The American Civil Liberties Union of Rhode Island today raised deep concerns about a decision by T.F. Green Airport officials to participate in a Department of Homeland Security field test designed to expand a largely discredited “behavior detection” program that attempts to determine travelers’ motives of “mal-intent” by monitoring their mundane actions.

The current program, run by the Transportation and Safety Administration (TSA), uses thousands of “behavior detection officers” in airports across the country. The field test, known as “Centralized Hostile Intent,” will use actors to mimic certain behaviors in the screening areas of T.F. Green Airport in order to test whether TSA officials can identify “behavioral indicators of malicious intent” by monitoring live video feed in remote locations rather than through in-person observation. In a letter sent to R.I. Airport Corporation president Kelly J. Fredericks, ACLU of RI executive director Steven Brown said that “Rhode Island should have no part in lending credibility” to a project whose goal is to expand the discredited program and “make it easier and more routine to target innocent travelers for intrusive incursions on their privacy.”

According to a document leaked earlier this year, the signs that airport “behavior detection” officers currently look for – signs described in the ACLU’s letter as being “hopelessly common and meaningless” – include being late for a flight, excessive clock-watching, rubbing hands, “exaggerated yawning,” gazing down, strong body odor and sweaty palms.

“It’s difficult to imagine how this experiment, using actors to mimic questionable behaviors suggesting possible ‘mal-intent,’ can provide any meaningful information beyond how skillful the subjects are as actors. Presumably TSA has concluded that the inability of remote operators to determine whether a person has ‘strong body odor’ or sweaty palms will not unfairly skew the results,” Brown stated in the letter.

Brown noted that the TSA’s behavior monitoring activities have been widely criticized by scientists, politicians, and privacy advocates as flawed and wasteful. A 2013 report by the U.S. Government Accountability Office recommended the TSA limit funding for behavior detection activities after it found no “scientifically validated evidence for using behavioral indicators” and that “the human ability to accurately identify deceptive behavior based on behavioral indicators is the same as or slightly better than chance.” In addition, in 2012, more than 30 participating Logan Airport officers said the program had “become a magnet for racial profiling.”

Despite these findings, the program being tested in Rhode Island seeks to expand the use of “behavior detection” through remote monitoring, and also to develop a tracking algorithm so officers can follow on-camera any individual they deem suspicious throughout the airport, and identify and track others with them as well.

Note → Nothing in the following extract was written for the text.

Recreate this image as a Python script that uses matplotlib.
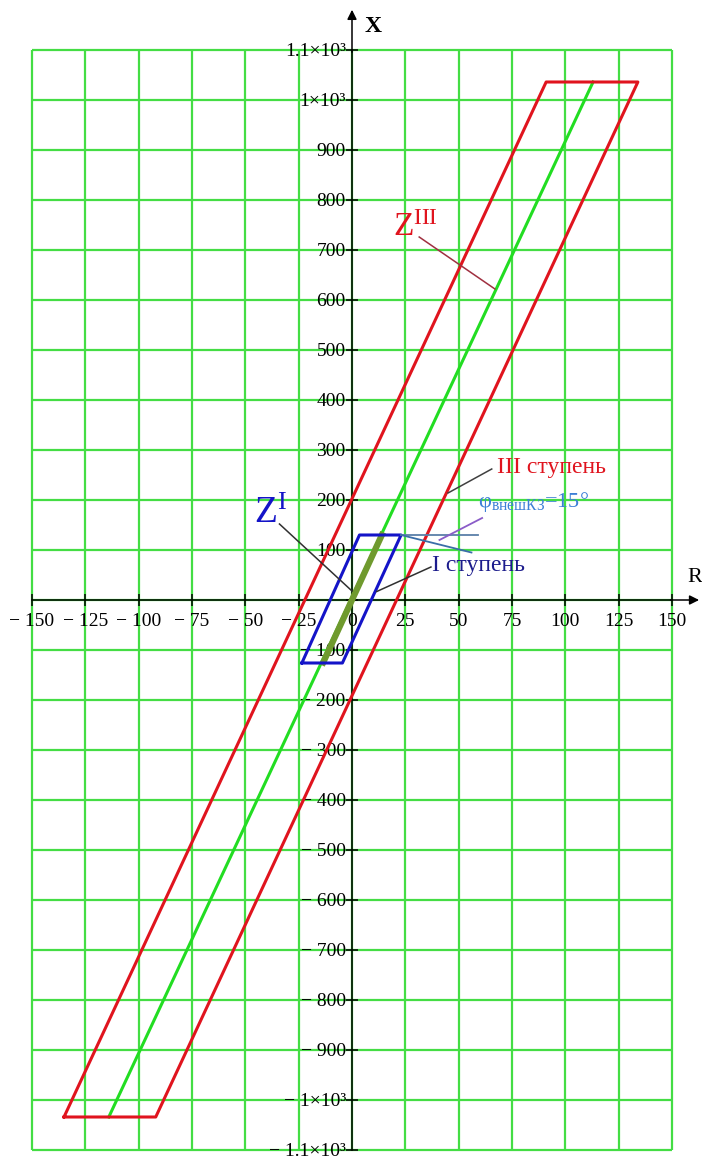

Since the field test is using actors, the ACLU acknowledged that the privacy intrusions generated by this particular experiment will be minimal. But the letter emphasized that it was impossible to ignore the “ultimate goal” of the project: to “make it easier and more routine to target innocent travelers for intrusive incursions on their privacy.” 

“The anticipated future applications of this project are disturbing, as they promise to be just as ineffective as TSA’s existing efforts. At bottom, this effort is junk science, but one with serious civil liberties and privacy implications,” Brown stated. “We all want to ensure proper security measures are in place at our airports, but it is time to end, not expand, ineffective programs like this that use up limited resources, and that open the door to more intrusive privacy invasions and increased racial profiling, while doing little to keep us safe.”

The ACLU learned of the field test only when a TSA “privacy impact assessment” was disclosed in June. An open records request from the ACLU disclosed that RIAC approved participation in the experiment after discussing it in a closed meeting at the end of that month.